Set your oven to gas 4 180° electric fan oven is probably around 160° but check you manual

You need an 8 inch round or a 7 inch square tin for this recipe
Whatever tin you use YOU MUST USE A PAPER LINER!  I have never successfully removed this recipe from a tin that wasn't lined.

150 grams of butter or full fat butter spread melted and cooled

25 grams of cocoa powder

150 grams of caster sugar

50 grams of plain flour - you do need plain flour for this recipe

2 eggs beaten

Sift the flour sugar and cocoa into your mxing bowl and give it a little stir to combine everything

Using a silicone spatula or a wooden spoon gently mix in the melted butter until it is smooth, but don't beat it as you don't want to incorporate any extra air

Add your beaten eggs and again gently mix until they are thoroughly combined - this is when you will discover what happens if your butter was too warm as you will get scrambled eggs!

Scrape your mixture into your lined tin, this is why I like to use a spatula as it gets all the mixture out of your bowl without dirtying another utensil

Bake for between 25 and 35 minutes turning after 15 minutes for even baking

When it is cooked the top will spring back when gently pressed with a finger, the cake may also be shrinking away from the sides of the tin a little

The top will probably look a bit cracked but that is okay

Allow it to cool in the tin for 5-10 minutes then carefully remove from the tin but leaving it in the paper liner and leave it on a wire rack until it is cold

The top of the cake may crack some more and it may sink a little, or look a bit uneven, your paper liner may feel rather greasy but that is normal too.

I normally cut 8 wedges from a round cake, 8 rectangles or 12 squares or 12 triangles from a square cake

This will keep in a tin for around five days if stored in a cool  place.

Enjoy

Karen Lizzie
xxx

Natural Flavouring


As in my previous posts I have talked about trying to use natural flavours whenever possible.  As you can see I have a huge collection, but if you are wanting something a little out of the ordinary they can be harder to find.  I mentioned the Lakeland custard flavour, but they have a whole range available both in the shops and online I have tested some of the range and been happy with the flavours, I intend to work through the rest!

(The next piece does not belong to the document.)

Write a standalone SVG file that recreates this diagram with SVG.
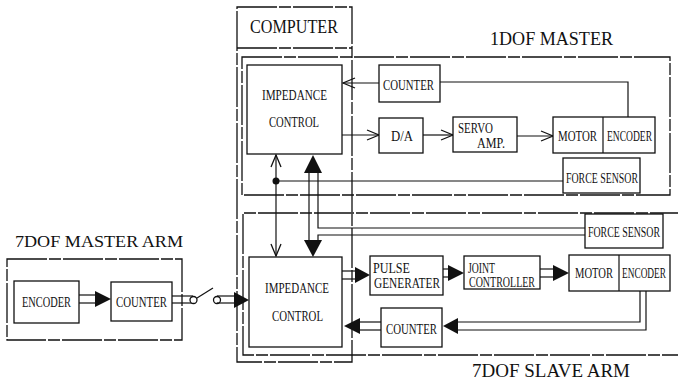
<svg xmlns="http://www.w3.org/2000/svg" width="678" height="381" viewBox="0 0 678 381">
<defs>
<style>
.bg{fill:#fff}
.box{fill:#fff;stroke:#111;stroke-width:1.3}
.enc{fill:none;stroke:#111;stroke-width:1.3;stroke-dasharray:40 2 12 2}
.ln{fill:none;stroke:#111;stroke-width:1.2}
.fa{fill:#111;stroke:none}
.t{font-family:"Liberation Serif","DejaVu Serif",serif;font-size:14px;fill:#111}
.h{font-family:"Liberation Serif","DejaVu Serif",serif;fill:#111}
</style>
<marker id="oa" markerUnits="userSpaceOnUse" markerWidth="14" markerHeight="12" viewBox="0 0 14 12" refX="13" refY="6" orient="auto">
<path d="M1 1 L13 6 L1 11" fill="none" stroke="#111" stroke-width="1.3"/>
</marker>
<marker id="oas" markerUnits="userSpaceOnUse" markerWidth="14" markerHeight="12" viewBox="0 0 14 12" refX="1" refY="6" orient="auto">
<path d="M13 1 L1 6 L13 11" fill="none" stroke="#111" stroke-width="1.3"/>
</marker>
</defs>
<rect class="bg" x="0" y="0" width="678" height="381"/>

<g id="computer">
<rect class="enc" x="237" y="7" width="115" height="355"/>
<line class="enc" x1="237" y1="48" x2="352" y2="48"/>
<text class="h" x="250" y="33" font-size="19" textLength="88" lengthAdjust="spacingAndGlyphs">COMPUTER</text>
</g>

<g id="master1dof">
<rect class="enc" x="242" y="57" width="428" height="138"/>
<text class="h" x="490" y="45" font-size="18" textLength="123" lengthAdjust="spacingAndGlyphs">1DOF MASTER</text>
</g>

<g id="slave7dof">
<path class="enc" d="M690 213 H243 V355 H690"/>
<text class="h" x="472" y="377" font-size="18" textLength="158" lengthAdjust="spacingAndGlyphs">7DOF SLAVE ARM</text>
</g>

<g id="master7dof">
<rect class="enc" x="7" y="259" width="175" height="81"/>
<text class="h" x="15" y="247" font-size="16" textLength="168" lengthAdjust="spacingAndGlyphs">7DOF MASTER ARM</text>
</g>

<g id="connectors">
<line class="ln" x1="379" y1="83" x2="343" y2="83" marker-end="url(#oa)"/>
<line class="ln" x1="342" y1="135" x2="379" y2="135" marker-end="url(#oa)"/>
<line class="ln" x1="423" y1="135" x2="453" y2="135" marker-end="url(#oa)"/>
<line class="ln" x1="517" y1="136" x2="553" y2="136" marker-end="url(#oa)"/>
<polyline class="ln" points="628,117 628,82 440,82"/>
<line class="ln" x1="563" y1="181" x2="276" y2="181"/>
<circle cx="276" cy="181" r="3.5" fill="#111"/>
<line class="ln" x1="276" y1="155" x2="276" y2="256" marker-start="url(#oas)" marker-end="url(#oa)"/>
<polyline class="ln" points="585,228 318,228 318,172"/>
<polyline class="ln" points="585,235 318,235 318,241"/>
<line class="ln" x1="309" y1="172" x2="309" y2="241"/>
<polygon class="fa" points="313,155 304,173 322,173"/>
<polygon class="fa" points="313,257 304,240 322,240"/>
<line class="ln" x1="342" y1="271" x2="356" y2="271"/>
<line class="ln" x1="342" y1="279" x2="356" y2="279"/>
<polygon class="fa" points="370,275 355,267 355,283"/>
<line class="ln" x1="443" y1="269" x2="449" y2="269"/>
<line class="ln" x1="443" y1="277" x2="449" y2="277"/>
<polygon class="fa" points="464,273 448,265 448,281"/>
<line class="ln" x1="540" y1="269" x2="554" y2="269"/>
<line class="ln" x1="540" y1="277" x2="554" y2="277"/>
<polygon class="fa" points="569,273 553,265 553,281"/>
<polyline class="ln" points="646,291 646,330 457,330"/>
<polyline class="ln" points="640,291 640,322 457,322"/>
<polygon class="fa" points="443,326 458,318 458,334"/>
<line class="ln" x1="381" y1="322" x2="359" y2="322"/>
<line class="ln" x1="381" y1="330" x2="359" y2="330"/>
<polygon class="fa" points="344,326 360,318 360,334"/>
<line class="ln" x1="79" y1="295" x2="96" y2="295"/>
<line class="ln" x1="79" y1="303" x2="96" y2="303"/>
<polygon class="fa" points="111,299 95,291 95,307"/>
<line class="ln" x1="172" y1="296" x2="193" y2="296"/>
<line class="ln" x1="172" y1="303" x2="193" y2="303"/>
<circle cx="193.5" cy="300" r="3.5" fill="#fff" stroke="#111" stroke-width="1.3"/>
<line class="ln" x1="197" y1="298" x2="213" y2="288"/>
<circle cx="217" cy="300" r="3.5" fill="#fff" stroke="#111" stroke-width="1.3"/>
<line class="ln" x1="217" y1="296" x2="235" y2="296"/>
<line class="ln" x1="217" y1="303" x2="235" y2="303"/>
<polygon class="fa" points="249,300 234,292 234,308"/>
</g>

<g id="impedance-top">
<rect class="box" x="247" y="65" width="95" height="89"/>
<text class="t" x="262" y="100" textLength="65" lengthAdjust="spacingAndGlyphs">IMPEDANCE</text>
<text class="t" x="269" y="127" textLength="50" lengthAdjust="spacingAndGlyphs">CONTROL</text>
</g>
<g id="counter-1dof">
<rect class="box" x="379" y="65" width="61" height="37"/>
<text class="t" x="383" y="90" textLength="51" lengthAdjust="spacingAndGlyphs">COUNTER</text>
</g>
<g id="da">
<rect class="box" x="379" y="118" width="44" height="35"/>
<text class="t" x="391" y="141" textLength="22" lengthAdjust="spacingAndGlyphs">D/A</text>
</g>
<g id="servo-amp">
<rect class="box" x="453" y="117" width="64" height="35"/>
<text class="t" x="458" y="133" textLength="35" lengthAdjust="spacingAndGlyphs">SERVO</text>
<text class="t" x="477" y="148" textLength="28" lengthAdjust="spacingAndGlyphs">AMP.</text>
</g>
<g id="motor-encoder-1dof">
<rect class="box" x="553" y="117" width="102" height="36"/>
<line class="ln" x1="603" y1="117" x2="603" y2="153"/>
<text class="t" x="558" y="141" textLength="39" lengthAdjust="spacingAndGlyphs">MOTOR</text>
<text class="t" x="607" y="141" textLength="45" lengthAdjust="spacingAndGlyphs">ENCODER</text>
</g>
<g id="force-sensor-1dof">
<rect class="box" x="563" y="158" width="77" height="35"/>
<text class="t" x="566" y="183" textLength="72" lengthAdjust="spacingAndGlyphs">FORCE SENSOR</text>
</g>

<g id="force-sensor-slave">
<rect class="box" x="585" y="214" width="78" height="34"/>
<text class="t" x="588" y="237" textLength="72" lengthAdjust="spacingAndGlyphs">FORCE SENSOR</text>
</g>
<g id="impedance-bottom">
<rect class="box" x="249" y="257" width="93" height="90"/>
<text class="t" x="265" y="293" textLength="64" lengthAdjust="spacingAndGlyphs">IMPEDANCE</text>
<text class="t" x="272" y="321" textLength="51" lengthAdjust="spacingAndGlyphs">CONTROL</text>
</g>
<g id="pulse-generater">
<rect class="box" x="370" y="256" width="73" height="39"/>
<text class="t" x="373" y="273" textLength="37" lengthAdjust="spacingAndGlyphs">PULSE</text>
<text class="t" x="374" y="288" textLength="66" lengthAdjust="spacingAndGlyphs">GENERATER</text>
</g>
<g id="joint-controller">
<rect class="box" x="464" y="256" width="76" height="33"/>
<text class="t" x="468" y="273" textLength="27" lengthAdjust="spacingAndGlyphs">JOINT</text>
<text class="t" x="469" y="287" textLength="66" lengthAdjust="spacingAndGlyphs">CONTROLLER</text>
</g>
<g id="motor-encoder-slave">
<rect class="box" x="569" y="255" width="101" height="36"/>
<line class="ln" x1="619" y1="255" x2="619" y2="291"/>
<text class="t" x="575" y="278" textLength="38" lengthAdjust="spacingAndGlyphs">MOTOR</text>
<text class="t" x="622" y="278" textLength="44" lengthAdjust="spacingAndGlyphs">ENCODER</text>
</g>
<g id="counter-slave">
<rect class="box" x="381" y="308" width="61" height="39"/>
<text class="t" x="386" y="334" textLength="51" lengthAdjust="spacingAndGlyphs">COUNTER</text>
</g>

<g id="encoder-master">
<rect class="box" x="14" y="281" width="65" height="42"/>
<text class="t" x="22" y="307" textLength="49" lengthAdjust="spacingAndGlyphs">ENCODER</text>
</g>
<g id="counter-master">
<rect class="box" x="111" y="282" width="61" height="39"/>
<text class="t" x="116" y="307" textLength="51" lengthAdjust="spacingAndGlyphs">COUNTER</text>
</g>
</svg>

Another brand I found in the foodhall  in Baker's and Larner's of Holt a fabulous shop which will no doubt crop up again as a source of ingredients.  They had a nice range of Uncle Roy's flavours.  However the range in the shop is nothing compared to what is available direct from the company, and the mail order charges are ok if you buy a few.  They are also available in independent deli's so perhaps you can persuade your local shop to stock them.  My greatest excitement was to find maple flavouring, which I have hunted for for years, maple syrup being expensive and not always suitable for some recipes as it is quite liquid.  If I were to have a criticism of these flavourings, it is that the strengths vary.  They say to use six drops, however if you use six drops of the strawberry it is so strong as to be unpleasant two to three is generally enough, whereas with the raspberry it takes around 18 drops to achieve a good raspberry flavour.

This blog is starting to look like some kind of crazed infomercial!  It isn't intended to be, but I do find it endlessly frustrating to read blogs which mention products but don't tell you where to buy them!

Happy shopping

Karen Lizzie
xxx

Thursday 3 July 2014

BBQ cake

Well obviously not literally barbecue cake just cake made for a barbecue!

Little Girl and her husband Handy Boy were having a barbecue to celebrate finishing their garden renovations, including the barbecue that Handy Boy built.  My job was, of course to deliver cake.  I provided three types of chocolate brownie: a simple brownie dusted with icing sugar;  one with a caramel-chocolate fudge topping;  the final one had an American style vanilla cheese frosting.